Lets see what the compose
function does to decode a blockchain transaction.
A blockchain transaction consists of several blocks. Each block (or a part of a block) can be defined as one of the following:
- constant length data, e.g.:
- version, 4 bytes;
- transaction id, 32 bytes;
- locktime, 32 bytes;
- variable length value, e.g.:
- number of inputs or outputs, "varInt" type;
- size of variable length block of data, "varInt" type;
- variable length block of data:
- locking and unlocking scripts, variable length slice.
Here is a part of the hex representation of a blockchain transaction:
0100000001a58a349e8d92bb9867884bf4b108da8df77143fbe8fcaf8a0f69a589de1c66a303 ...
According to spec the blocks of this part of the transactions are:
01000000 - 4 bytes, version number
01 - varInt, a number of transaction inputs (called VIN)
a58a349e8d92bb9867884bf4b108da8df77143fbe8fcaf8a0f69a589de1c66a3
- 32 bytes, prev transaction id of the 1st input
03 - varInt, prev transaction index of the 1st input
To gradually decode a transaction we need to convert its hex representation into a buffer of bytes. Then, follow the spec and interprete parts of the transaction step-by-step according to the rules.
A unit function that decodes a block expects the transaction buffer on the input, interpretes a part of the buffer, and returns a pair:
- result of the block interpretation;
- and a sliced buffer that's left, which will be passed as an input to the next unit function.
The composition helper that's supposed to glue the unit functions should take care of managing inputs, outputs and building the result.

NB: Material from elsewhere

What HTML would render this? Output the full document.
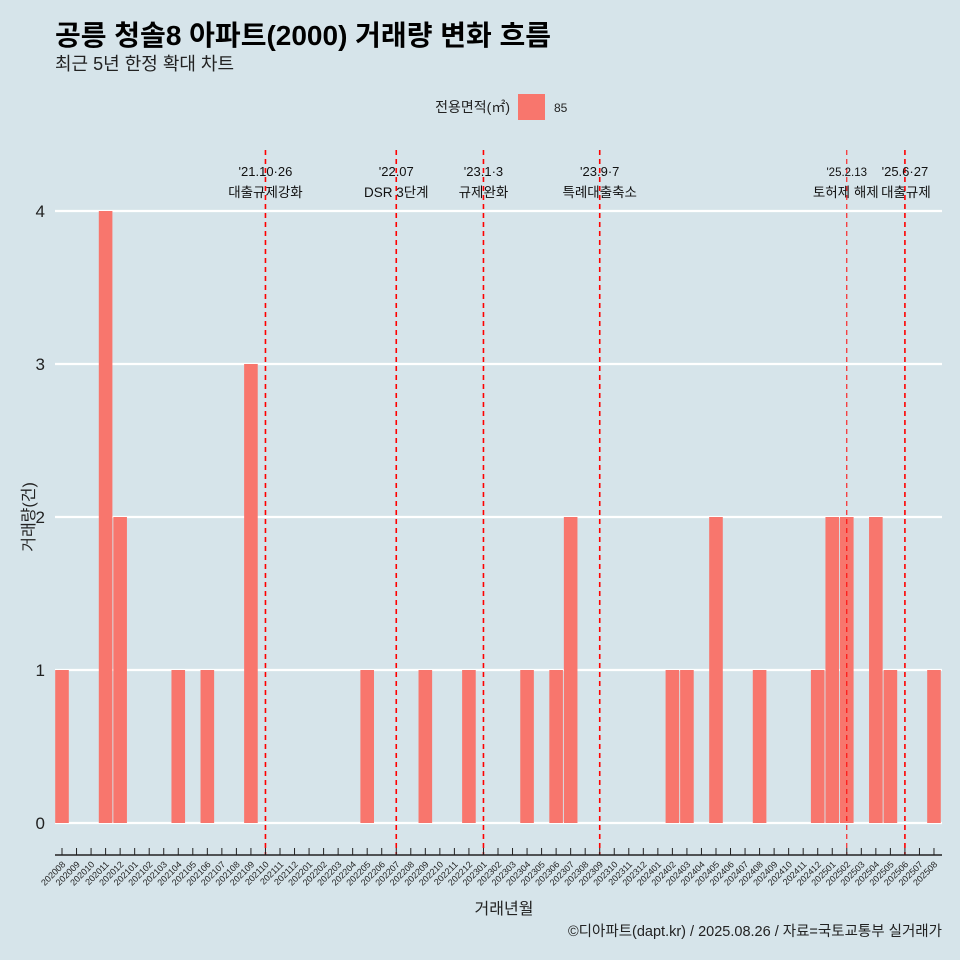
<!DOCTYPE html>
<html><head><meta charset="utf-8"><style>
body{margin:0;background:#d6e4ea;font-family:"Liberation Sans","Noto Sans CJK KR",sans-serif}
</style></head><body>
<svg id="c" width="960" height="960" xmlns="http://www.w3.org/2000/svg" style="display:block">
<rect width="960" height="960" fill="#d6e4ea"/>
<text x="55" y="45" font-size="28" font-weight="bold" fill="#000">공릉 청솔8 아파트(2000) 거래량 변화 흐름</text>
<text x="55" y="70" font-size="18" fill="#222">최근 5년 한정 확대 차트</text>
<text x="510" y="112" font-size="14" text-anchor="end" fill="#222">전용면적(㎡)</text>
<rect x="518" y="94" width="27" height="26" fill="#f8766d"/>
<text x="554" y="112" font-size="12" fill="#222">85</text>
<g id="grid"></g><g id="bars"></g><g id="events"></g><g id="axis"></g>
<text x="504" y="914" font-size="16" text-anchor="middle" fill="#222">거래년월</text>
<text transform="translate(34,517) rotate(-90)" font-size="16" text-anchor="middle" fill="#222">거래량(건)</text>
<text x="942" y="936" font-size="14.5" text-anchor="end" fill="#222">©디아파트(dapt.kr) / 2025.08.26 / 자료=국토교통부 실거래가</text>
</svg>
<script>
const months=[];for(let y=2020;y<=2025;y++)for(let m=1;m<=12;m++){const k=y*100+m;if(k>=202008&&k<=202508)months.push(String(k));}
const barMonths=["202008","202011","202012","202104","202106","202109","202205","202209","202212","202304","202306","202307","202402","202403","202405","202408","202412","202501","202502","202504","202505","202508"];
const barValues=[1,4,2,1,1,3,1,1,1,1,1,2,1,1,2,1,1,2,2,2,1,1];
const yTicks=[0,1,2,3,4];
const eventMonths=["202110","202207","202301","202309","202502","202506"];
const eventDates=["'21.10·26","'22.07","'23.1·3","'23.9·7","'25.2.13","'25.6·27"];
const eventLabels=["대출규제강화","DSR 3단계","규제완화","특례대출축소","토허제 해제","대출규제"];
const NS="http://www.w3.org/2000/svg";
const x0=62,step=14.533,y0=823,unit=153;
const X=m=>x0+months.indexOf(m)*step, Y=v=>y0-v*unit;
function mk(t,a,p){const e=document.createElementNS(NS,t);for(const k in a)e.setAttribute(k,a[k]);p.appendChild(e);return e;}
const grid=document.getElementById('grid'),bars=document.getElementById('bars'),ev=document.getElementById('events'),ax=document.getElementById('axis');
yTicks.forEach(v=>{const l=mk('line',{x1:55,x2:942,y1:Y(v),y2:Y(v),stroke:'#fff','stroke-width':2.2},grid);

const t=mk('text',{x:45,y:Y(v)+6,'font-size':17,'text-anchor':'end',fill:'#222'},grid);t.textContent=v;
});
barMonths.forEach((m,i)=>{const r=mk('rect',{x:X(m)-6.8,y:Y(barValues[i]),width:13.6,height:barValues[i]*unit,fill:'#f8766d'},bars);
});
eventMonths.forEach((m,i)=>{const x=X(m);const small=i===4;
const l=mk('line',{x1:x,x2:x,y1:150,y2:855,stroke:'#ff0000','stroke-width':small?1:1.6,'stroke-dasharray':'5,4'},ev);

const a=mk('text',{x:x,y:176,'font-size':small?11.5:13,'text-anchor':'middle',fill:'#111'},ev);a.textContent=eventDates[i];

const b=mk('text',{x:x+(i==4?-1:i==5?1:0),y:197,'font-size':13.5,'text-anchor':'middle',fill:'#111'},ev);b.textContent=eventLabels[i];
});
const al=mk('line',{x1:55,x2:942,y1:855,y2:855,stroke:'#222','stroke-width':1.5},ax);

months.forEach(m=>{const x=X(m);mk('line',{x1:x,x2:x,y1:848,y2:855,stroke:'#222','stroke-width':1},ax);
const t=mk('text',{transform:`translate(${x+4},865) rotate(-45)`,'font-size':9,'text-anchor':'end',fill:'#222'},ax);t.textContent=m;
});
</script>
</body></html>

Note: In terms of the Category Theory, the data type of a result that can be "assembled" is called a
monoid
under the operation of "assembling". E.g. to assemble a sum we can use numbers which is amonoid
under addition:sum = 1 + 2
Lets see some sample data and some code.
To read the version number from a transaction buffer we can do:
// Import a buffer Node package:
const Buffer = require("safe-buffer").Buffer
// Define our hex transaction and convert to a buffer:
const txHex = "0100000001a58a349e8d92bb9867884bf4b108da8df77143fbe8fcaf8a0f69a589de1c66a303"
const txBuffer = Buffer.from(txHex, "hex")
// Read 4 bytes from the buffer starting from the beginning (offset = 0):
const version = txBuffer.readInt32LE( 0 )
Note: bytes in the buffer are stored in the reversed order (younger bytes are first). This is called Little Endian. Thus number
00000001
is written into a buffer as01 00 00 00
.